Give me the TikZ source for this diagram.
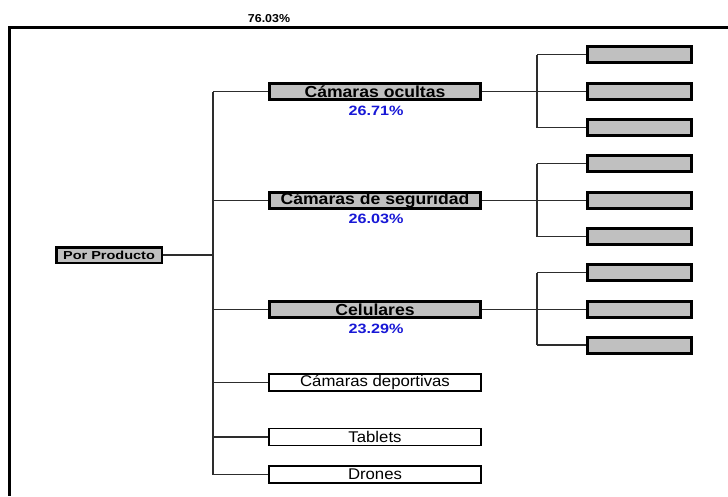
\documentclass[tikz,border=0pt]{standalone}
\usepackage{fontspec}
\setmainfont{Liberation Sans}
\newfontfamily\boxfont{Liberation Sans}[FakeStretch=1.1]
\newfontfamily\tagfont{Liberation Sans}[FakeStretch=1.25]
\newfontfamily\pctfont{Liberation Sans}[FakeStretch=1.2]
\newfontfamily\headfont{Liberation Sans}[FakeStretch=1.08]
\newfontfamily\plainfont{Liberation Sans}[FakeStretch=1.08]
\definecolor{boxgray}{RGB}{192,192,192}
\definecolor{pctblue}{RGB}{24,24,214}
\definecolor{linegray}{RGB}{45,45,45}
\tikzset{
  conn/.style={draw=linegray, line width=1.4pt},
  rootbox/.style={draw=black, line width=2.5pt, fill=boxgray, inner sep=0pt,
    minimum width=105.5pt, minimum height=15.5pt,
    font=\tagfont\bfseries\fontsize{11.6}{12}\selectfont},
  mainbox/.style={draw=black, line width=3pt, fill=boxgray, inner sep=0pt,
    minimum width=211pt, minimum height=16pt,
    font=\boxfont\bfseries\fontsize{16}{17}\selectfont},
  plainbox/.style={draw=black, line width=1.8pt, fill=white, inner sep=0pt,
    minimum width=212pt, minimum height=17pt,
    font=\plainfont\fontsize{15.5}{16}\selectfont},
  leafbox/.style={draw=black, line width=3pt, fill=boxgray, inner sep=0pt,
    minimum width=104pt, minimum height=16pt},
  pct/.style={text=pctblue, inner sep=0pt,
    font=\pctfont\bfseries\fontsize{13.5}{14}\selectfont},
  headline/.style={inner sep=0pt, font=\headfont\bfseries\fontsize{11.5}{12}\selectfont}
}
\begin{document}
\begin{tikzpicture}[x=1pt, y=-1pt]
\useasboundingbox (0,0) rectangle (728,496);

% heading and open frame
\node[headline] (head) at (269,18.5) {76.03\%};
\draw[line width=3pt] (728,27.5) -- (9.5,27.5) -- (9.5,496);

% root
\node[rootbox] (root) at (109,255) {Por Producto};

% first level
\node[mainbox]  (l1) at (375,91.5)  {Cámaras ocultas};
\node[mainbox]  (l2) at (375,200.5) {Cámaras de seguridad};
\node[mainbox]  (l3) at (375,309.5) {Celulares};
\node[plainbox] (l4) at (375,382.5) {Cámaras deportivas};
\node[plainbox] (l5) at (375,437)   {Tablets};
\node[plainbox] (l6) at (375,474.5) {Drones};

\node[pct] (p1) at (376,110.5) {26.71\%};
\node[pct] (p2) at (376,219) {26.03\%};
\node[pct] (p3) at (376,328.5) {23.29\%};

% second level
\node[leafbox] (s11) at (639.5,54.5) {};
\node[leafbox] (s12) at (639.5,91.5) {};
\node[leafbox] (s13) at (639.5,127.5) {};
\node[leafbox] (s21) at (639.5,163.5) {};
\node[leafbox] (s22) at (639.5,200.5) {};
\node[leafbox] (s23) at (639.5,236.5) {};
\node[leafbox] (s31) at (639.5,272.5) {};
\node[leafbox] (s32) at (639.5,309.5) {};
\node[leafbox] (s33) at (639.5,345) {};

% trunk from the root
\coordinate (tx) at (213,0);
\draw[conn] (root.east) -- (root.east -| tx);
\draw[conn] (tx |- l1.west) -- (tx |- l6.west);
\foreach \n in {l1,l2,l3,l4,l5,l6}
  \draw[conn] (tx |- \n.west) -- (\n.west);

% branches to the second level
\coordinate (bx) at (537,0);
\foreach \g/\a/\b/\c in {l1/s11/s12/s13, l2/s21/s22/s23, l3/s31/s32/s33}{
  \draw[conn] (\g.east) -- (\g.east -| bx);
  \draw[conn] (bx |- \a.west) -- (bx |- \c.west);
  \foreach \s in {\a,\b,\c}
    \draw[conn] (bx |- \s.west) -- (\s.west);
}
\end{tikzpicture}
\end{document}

********

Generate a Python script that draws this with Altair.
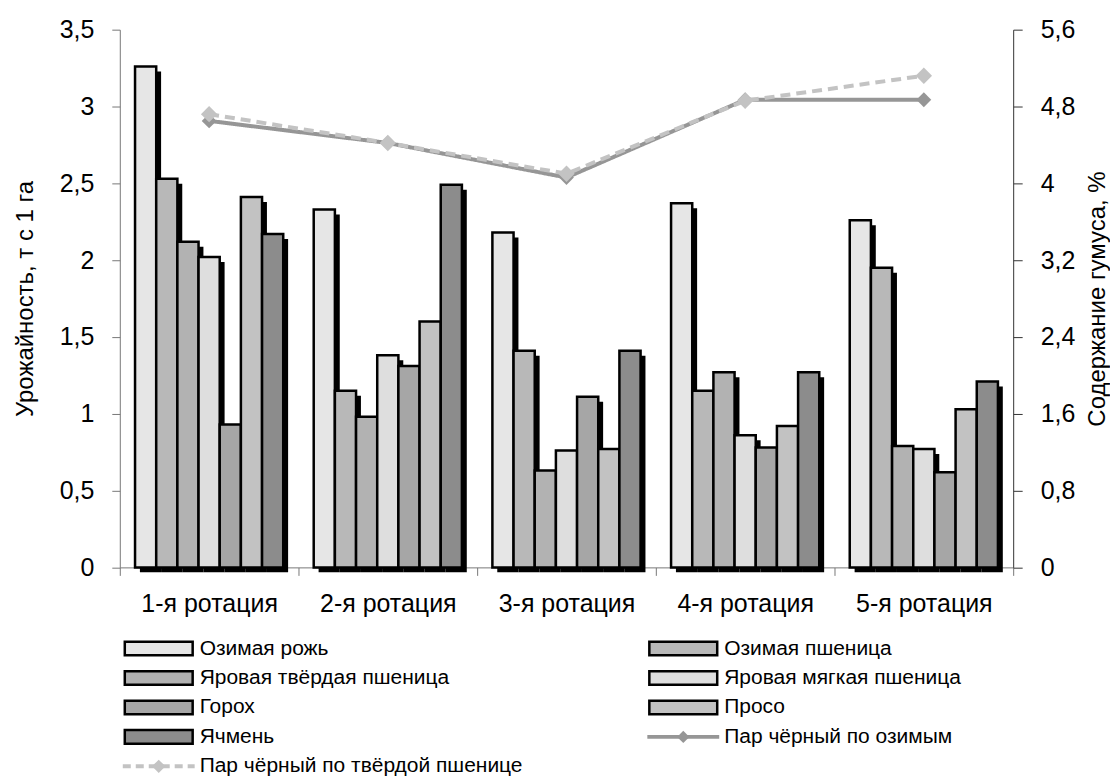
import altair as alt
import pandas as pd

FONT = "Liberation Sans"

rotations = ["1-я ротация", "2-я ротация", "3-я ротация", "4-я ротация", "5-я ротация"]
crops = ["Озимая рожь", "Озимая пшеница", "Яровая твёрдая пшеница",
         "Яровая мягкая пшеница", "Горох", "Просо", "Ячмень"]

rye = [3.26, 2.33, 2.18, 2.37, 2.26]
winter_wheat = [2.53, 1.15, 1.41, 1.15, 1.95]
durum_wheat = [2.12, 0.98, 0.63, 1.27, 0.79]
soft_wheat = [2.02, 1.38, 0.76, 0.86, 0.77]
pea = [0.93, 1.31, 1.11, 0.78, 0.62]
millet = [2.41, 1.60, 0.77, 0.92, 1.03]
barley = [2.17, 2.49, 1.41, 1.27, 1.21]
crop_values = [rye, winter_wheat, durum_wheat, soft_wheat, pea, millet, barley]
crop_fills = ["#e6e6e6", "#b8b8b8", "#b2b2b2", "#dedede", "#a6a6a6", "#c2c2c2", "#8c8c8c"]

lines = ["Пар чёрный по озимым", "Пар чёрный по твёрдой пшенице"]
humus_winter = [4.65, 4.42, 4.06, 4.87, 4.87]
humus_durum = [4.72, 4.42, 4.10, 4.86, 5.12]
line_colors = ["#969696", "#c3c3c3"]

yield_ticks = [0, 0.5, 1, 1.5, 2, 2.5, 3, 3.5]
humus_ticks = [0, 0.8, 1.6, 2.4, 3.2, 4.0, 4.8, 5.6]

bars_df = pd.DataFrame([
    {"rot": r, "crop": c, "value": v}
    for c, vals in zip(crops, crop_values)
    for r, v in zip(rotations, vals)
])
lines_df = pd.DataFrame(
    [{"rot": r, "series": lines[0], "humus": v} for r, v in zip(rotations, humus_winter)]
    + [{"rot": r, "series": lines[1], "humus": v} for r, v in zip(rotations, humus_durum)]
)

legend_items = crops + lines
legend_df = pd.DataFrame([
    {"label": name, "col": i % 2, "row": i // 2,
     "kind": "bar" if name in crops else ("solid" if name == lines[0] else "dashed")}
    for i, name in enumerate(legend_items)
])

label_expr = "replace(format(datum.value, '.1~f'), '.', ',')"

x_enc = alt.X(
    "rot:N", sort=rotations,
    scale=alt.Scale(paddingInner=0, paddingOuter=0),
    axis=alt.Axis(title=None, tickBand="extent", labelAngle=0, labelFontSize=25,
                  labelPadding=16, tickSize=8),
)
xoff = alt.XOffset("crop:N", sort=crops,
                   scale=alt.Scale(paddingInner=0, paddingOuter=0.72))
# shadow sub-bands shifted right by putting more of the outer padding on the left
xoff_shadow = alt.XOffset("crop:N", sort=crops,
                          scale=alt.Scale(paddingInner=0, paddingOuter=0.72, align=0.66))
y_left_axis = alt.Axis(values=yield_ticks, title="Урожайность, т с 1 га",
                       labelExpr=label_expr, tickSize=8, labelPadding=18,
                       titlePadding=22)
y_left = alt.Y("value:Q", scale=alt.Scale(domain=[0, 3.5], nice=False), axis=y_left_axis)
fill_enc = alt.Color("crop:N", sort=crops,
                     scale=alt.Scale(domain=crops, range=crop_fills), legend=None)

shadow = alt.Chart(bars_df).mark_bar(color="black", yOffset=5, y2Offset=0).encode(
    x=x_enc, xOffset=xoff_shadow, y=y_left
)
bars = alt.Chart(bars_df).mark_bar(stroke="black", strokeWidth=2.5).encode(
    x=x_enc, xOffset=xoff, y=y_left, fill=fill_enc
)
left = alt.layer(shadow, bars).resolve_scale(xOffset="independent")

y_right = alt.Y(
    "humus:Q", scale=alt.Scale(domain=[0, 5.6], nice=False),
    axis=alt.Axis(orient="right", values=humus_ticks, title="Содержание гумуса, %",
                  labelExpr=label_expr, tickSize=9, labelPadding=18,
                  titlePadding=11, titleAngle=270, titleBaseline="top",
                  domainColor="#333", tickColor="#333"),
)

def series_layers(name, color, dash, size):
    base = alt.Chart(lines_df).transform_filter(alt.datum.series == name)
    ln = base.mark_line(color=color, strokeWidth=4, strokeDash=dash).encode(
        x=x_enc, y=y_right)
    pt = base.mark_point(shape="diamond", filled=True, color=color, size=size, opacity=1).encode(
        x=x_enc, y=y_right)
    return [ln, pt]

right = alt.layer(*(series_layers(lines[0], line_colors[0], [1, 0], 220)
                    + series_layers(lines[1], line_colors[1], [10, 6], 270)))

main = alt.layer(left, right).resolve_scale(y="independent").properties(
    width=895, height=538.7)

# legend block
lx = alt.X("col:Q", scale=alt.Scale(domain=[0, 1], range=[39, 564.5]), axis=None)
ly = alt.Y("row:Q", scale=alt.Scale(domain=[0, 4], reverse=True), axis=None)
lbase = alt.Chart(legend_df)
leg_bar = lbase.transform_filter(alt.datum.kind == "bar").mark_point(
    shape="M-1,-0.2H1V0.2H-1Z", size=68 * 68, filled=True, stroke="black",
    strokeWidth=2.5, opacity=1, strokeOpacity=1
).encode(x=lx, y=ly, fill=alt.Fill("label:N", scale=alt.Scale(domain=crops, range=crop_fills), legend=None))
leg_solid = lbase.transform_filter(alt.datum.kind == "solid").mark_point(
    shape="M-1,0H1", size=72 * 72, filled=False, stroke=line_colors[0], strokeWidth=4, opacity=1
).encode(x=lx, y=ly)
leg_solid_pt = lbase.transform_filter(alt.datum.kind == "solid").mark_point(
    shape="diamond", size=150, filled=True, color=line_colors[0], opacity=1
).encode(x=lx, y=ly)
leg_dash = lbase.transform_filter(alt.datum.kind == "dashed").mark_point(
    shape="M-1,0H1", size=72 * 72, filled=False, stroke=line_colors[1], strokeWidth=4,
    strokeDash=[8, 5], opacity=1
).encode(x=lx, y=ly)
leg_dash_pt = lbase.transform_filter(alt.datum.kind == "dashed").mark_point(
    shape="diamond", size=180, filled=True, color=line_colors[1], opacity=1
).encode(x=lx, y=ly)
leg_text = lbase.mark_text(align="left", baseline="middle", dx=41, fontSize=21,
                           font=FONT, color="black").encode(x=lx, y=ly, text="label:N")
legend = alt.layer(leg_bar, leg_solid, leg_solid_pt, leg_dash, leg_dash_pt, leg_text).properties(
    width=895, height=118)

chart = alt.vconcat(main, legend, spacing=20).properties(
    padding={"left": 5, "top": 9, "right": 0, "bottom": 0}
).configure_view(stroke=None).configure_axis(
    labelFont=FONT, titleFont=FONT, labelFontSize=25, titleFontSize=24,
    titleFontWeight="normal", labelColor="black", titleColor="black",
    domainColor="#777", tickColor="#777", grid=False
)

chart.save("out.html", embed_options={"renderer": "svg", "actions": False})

********

Pick out the part that begins with the line containing "Give me the TikZ source for this diagram." and finishes with the line containing "(0,0) rectangle (728,496);", both included. Restate it exactly, without images.

Give me the TikZ source for this diagram.
\documentclass[tikz,border=0pt]{standalone}
\usepackage{fontspec}
\setmainfont{Liberation Sans}
\newfontfamily\boxfont{Liberation Sans}[FakeStretch=1.1]
\newfontfamily\tagfont{Liberation Sans}[FakeStretch=1.25]
\newfontfamily\pctfont{Liberation Sans}[FakeStretch=1.2]
\newfontfamily\headfont{Liberation Sans}[FakeStretch=1.08]
\newfontfamily\plainfont{Liberation Sans}[FakeStretch=1.08]
\definecolor{boxgray}{RGB}{192,192,192}
\definecolor{pctblue}{RGB}{24,24,214}
\definecolor{linegray}{RGB}{45,45,45}
\tikzset{
  conn/.style={draw=linegray, line width=1.4pt},
  rootbox/.style={draw=black, line width=2.5pt, fill=boxgray, inner sep=0pt,
    minimum width=105.5pt, minimum height=15.5pt,
    font=\tagfont\bfseries\fontsize{11.6}{12}\selectfont},
  mainbox/.style={draw=black, line width=3pt, fill=boxgray, inner sep=0pt,
    minimum width=211pt, minimum height=16pt,
    font=\boxfont\bfseries\fontsize{16}{17}\selectfont},
  plainbox/.style={draw=black, line width=1.8pt, fill=white, inner sep=0pt,
    minimum width=212pt, minimum height=17pt,
    font=\plainfont\fontsize{15.5}{16}\selectfont},
  leafbox/.style={draw=black, line width=3pt, fill=boxgray, inner sep=0pt,
    minimum width=104pt, minimum height=16pt},
  pct/.style={text=pctblue, inner sep=0pt,
    font=\pctfont\bfseries\fontsize{13.5}{14}\selectfont},
  headline/.style={inner sep=0pt, font=\headfont\bfseries\fontsize{11.5}{12}\selectfont}
}
\begin{document}
\begin{tikzpicture}[x=1pt, y=-1pt]
\useasboundingbox (0,0) rectangle (728,496);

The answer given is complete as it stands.